WHAT THE TASK REQUIRES - Select each line where the word "Python" appears.

DATA PROVIDED -
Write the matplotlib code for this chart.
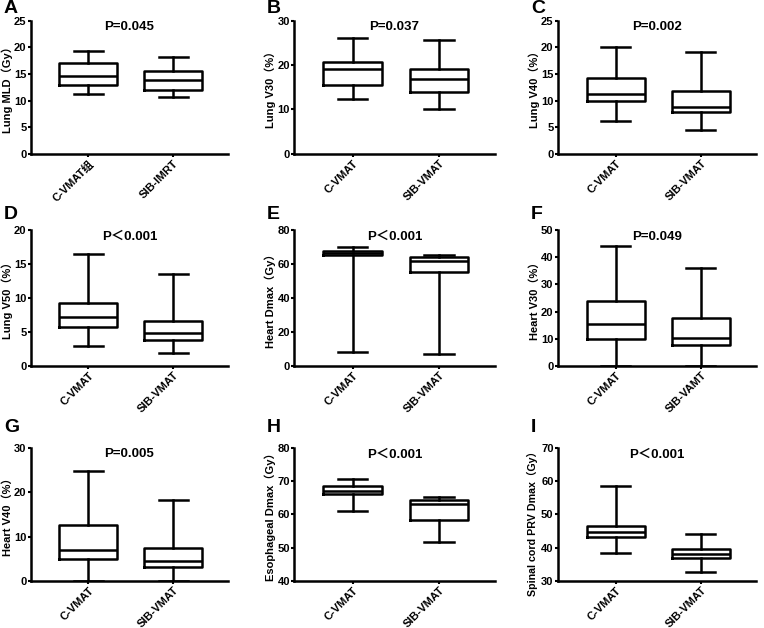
import matplotlib
matplotlib.use("Agg")
import matplotlib.pyplot as plt

plt.rcParams['font.family'] = ['Liberation Sans', 'Noto Sans CJK SC', 'DejaVu Sans']
plt.rcParams['font.weight'] = 'bold'

# ===============================
# Data (whislo, q1, med, q3, whishi)
# ===============================
panel_letters = ["A", "B", "C", "D", "E", "F", "G", "H", "I"]
ylabels = ["Lung MLD（Gy）", "Lung V30（%）", "Lung V40（%）",
           "Lung V50（%）", "Heart Dmax（Gy）", "Heart V30（%）",
           "Heart V40（%）", "Esophageal Dmax（Gy）", "Spinal cord PRV Dmax（Gy）"]
pvalues = ["P=0.045", "P=0.037", "P=0.002",
           "P＜0.001", "P＜0.001", "P=0.049",
           "P=0.005", "P＜0.001", "P＜0.001"]
group_labels = [["C-VMAT组", "SIB-IMRT"], ["C-VMAT", "SIB-VMAT"], ["C-VMAT", "SIB-VMAT"],
                ["C-VMAT", "SIB-VMAT"], ["C-VMAT", "SIB-VMAT"], ["C-VMAT", "SIB-VAMT"],
                ["C-VMAT", "SIB-VMAT"], ["C-VMAT", "SIB-VMAT"], ["C-VMAT", "SIB-VMAT"]]
ylims = [(0, 25), (0, 30), (0, 25), (0, 20), (0, 80), (0, 50), (0, 30), (40, 80), (30, 70)]
yticks = [[0, 5, 10, 15, 20, 25], [0, 10, 20, 30], [0, 5, 10, 15, 20, 25],
          [0, 5, 10, 15, 20], [0, 20, 40, 60, 80], [0, 10, 20, 30, 40, 50],
          [0, 10, 20, 30], [40, 50, 60, 70, 80], [30, 40, 50, 60, 70]]

lung_mld = [[11.3, 13.0, 14.7, 17.0, 19.4], [10.6, 12.0, 13.8, 15.5, 18.1]]
lung_v30 = [[12.4, 15.5, 19.2, 20.6, 26.2], [10.2, 14.0, 16.8, 19.2, 25.7]]
lung_v40 = [[6.1, 10.0, 11.3, 14.2, 20.1], [4.4, 7.8, 8.8, 11.8, 19.2]]
lung_v50 = [[3.0, 5.8, 7.2, 9.2, 16.5], [1.9, 3.8, 4.9, 6.6, 13.5]]
heart_dmax = [[8.0, 65.0, 66.2, 67.3, 70.0], [7.0, 55.5, 61.5, 63.8, 65.0]]
heart_v30 = [[0.0, 9.8, 15.5, 24.0, 44.0], [0.0, 7.8, 10.3, 17.5, 36.0]]
heart_v40 = [[0.0, 5.0, 6.9, 12.7, 24.7], [0.0, 3.2, 4.4, 7.4, 18.2]]
eso_dmax = [[61.0, 66.0, 67.0, 68.5, 70.6], [51.7, 58.2, 63.0, 64.3, 65.3]]
cord_dmax = [[38.5, 43.3, 44.8, 46.4, 58.4], [32.8, 37.0, 38.0, 39.5, 44.0]]

all_data = [lung_mld, lung_v30, lung_v40, lung_v50, heart_dmax,
            heart_v30, heart_v40, eso_dmax, cord_dmax]

# ===============================
# Layout (figure fractions)
# ===============================
col_left = [0.040, 0.385, 0.730]
col_width = [0.259, 0.263, 0.260]
row_bottom = [0.755, 0.417, 0.075]
row_height = [0.212, 0.217, 0.212]
letter_y = [1.09, 1.11, 1.15]

fig = plt.figure(figsize=(7.64, 6.28), dpi=100)

for i, stats_vals in enumerate(all_data):
    r, c = divmod(i, 3)
    ax = fig.add_axes([col_left[c], row_bottom[r], col_width[c], row_height[r]])

    stats = []
    for lab, (lo, q1, med, q3, hi) in zip(group_labels[i], stats_vals):
        stats.append(dict(label=lab, whislo=lo, q1=q1, med=med, q3=q3, whishi=hi, fliers=[]))

    lw = 1.8
    ax.bxp(stats, positions=[1, 2], widths=0.68, showfliers=False,
           boxprops=dict(color="black", linewidth=lw),
           medianprops=dict(color="black", linewidth=lw),
           whiskerprops=dict(color="black", linewidth=lw),
           capprops=dict(color="black", linewidth=lw))

    ax.set_xlim(0.32, 2.65)
    ax.set_ylim(*ylims[i])
    ax.set_yticks(yticks[i])
    ax.spines["top"].set_visible(False)
    ax.spines["right"].set_visible(False)
    ax.spines["left"].set_linewidth(1.8)
    ax.spines["bottom"].set_linewidth(1.8)
    ax.tick_params(axis="both", width=1.5, length=2.5, labelsize=8, pad=0.5)
    ax.set_xticklabels(group_labels[i], rotation=45, ha="right",
                       rotation_mode="anchor", fontweight="bold")
    for t in ax.get_yticklabels():
        t.set_fontweight("bold")
    ax.set_ylabel(ylabels[i], fontsize=8 if len(ylabels[i]) < 20 else 7.7,
                  fontweight="bold", labelpad=1)
    # the long spinal cord label sits a little low, as in the original
    if len(ylabels[i]) >= 20:
        ax.yaxis.set_label_coords(-0.1, 0.45)

    ax.text(0.5, 0.95, pvalues[i], transform=ax.transAxes, ha="center", va="center",
            fontsize=9.5, fontweight="bold")
    ax.text(-0.135, letter_y[r], panel_letters[i], transform=ax.transAxes,
            ha="left", va="center", fontsize=14, fontweight="bold")

fig.savefig("out.png", dpi=100)
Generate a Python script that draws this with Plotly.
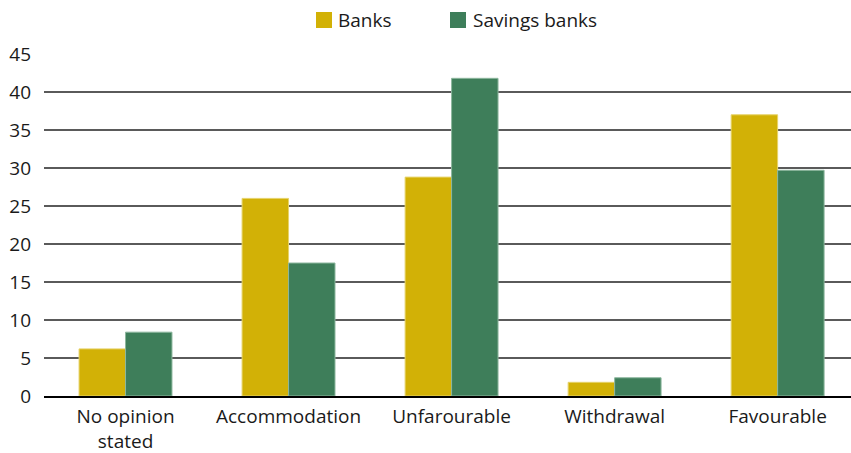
import plotly.graph_objects as go

categories = ["No opinion<br>stated", "Accommodation", "Unfarourable", "Withdrawal", "Favourable"]
series_names = ["Banks", "Savings banks"]
banks = [6.2, 26.0, 28.8, 1.8, 37.0]
savings_banks = [8.4, 17.5, 41.8, 2.4, 29.7]
y_ticks = [0, 5, 10, 15, 20, 25, 30, 35, 40, 45]

FONT = "Open Sans"
FS = 19
COLORS = ["#D2B106", "#3E7E5A"]
EDGES = ["#E6D36A", "#8DB79E"]

fig = go.Figure()
for name, vals, col, edge in zip(series_names, [banks, savings_banks], COLORS, EDGES):
    fig.add_trace(go.Bar(name=name, x=categories, y=vals, showlegend=False,
                         marker=dict(color=col, line=dict(color=edge, width=1))))

# plot area in pixels: left 44, right 851, top 54, bottom 396
L, R, T, B = 44, 851, 54, 396
def px(x):
    return (x - L) / (R - L)
def py(y):
    return (B - y) / (B - T)

# manual legend (square swatches + labels)
legend_items = [(316, 336), (450, 471)]
for (sx, tx), name, col in zip(legend_items, series_names, COLORS):
    fig.add_shape(type="rect", xref="paper", yref="paper",
                  x0=px(sx), x1=px(sx + 16), y0=py(28), y1=py(12),
                  fillcolor=col, line=dict(width=0))
    fig.add_annotation(xref="paper", yref="paper", x=px(tx), y=py(20),
                       xanchor="left", yanchor="middle", text=name, showarrow=False,
                       font=dict(family=FONT, size=FS, color="#1a1a1a"))

fig.update_layout(
    width=851, height=453,
    margin=dict(l=L, r=851 - R, t=T, b=453 - B),
    plot_bgcolor="white", paper_bgcolor="white",
    barmode="group", bargap=0.43, bargroupgap=0,
    font=dict(family=FONT, size=FS, color="#1a1a1a"),
    showlegend=False,
    xaxis=dict(range=[-0.5, 4.45], showgrid=False, showline=True, linecolor="black",
               linewidth=2, ticks="", tickfont=dict(size=FS), fixedrange=True,
               automargin=False, ticklabelstandoff=2),
    yaxis=dict(range=[0, 45], tickvals=y_ticks, showgrid=True, gridcolor="#5a5a5a",
               gridwidth=1.5, zeroline=False, ticks="", ticklabelstandoff=12,
               tickfont=dict(size=FS), automargin=False, fixedrange=True),
)
fig.write_html("out.html", config={"displayModeBar": False},
               post_script="document.body.style.margin='0';")
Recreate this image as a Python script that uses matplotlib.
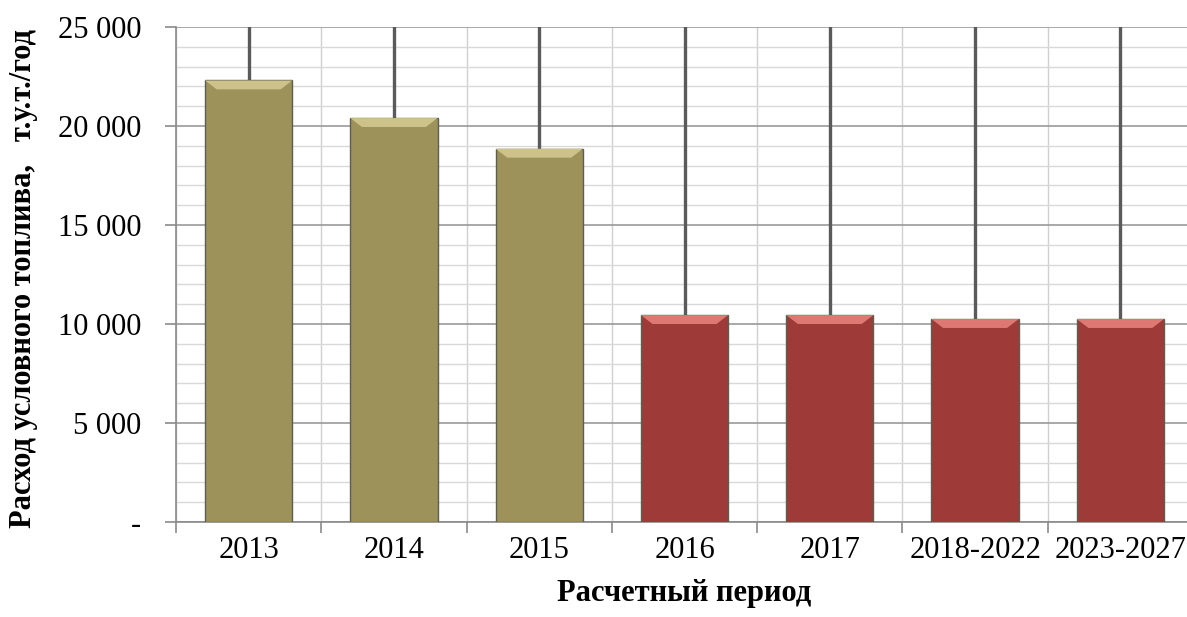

COMPLETE ANSWER -
Generate a Python script that draws this with Plotly.
Recreate this image as a Python script that uses matplotlib.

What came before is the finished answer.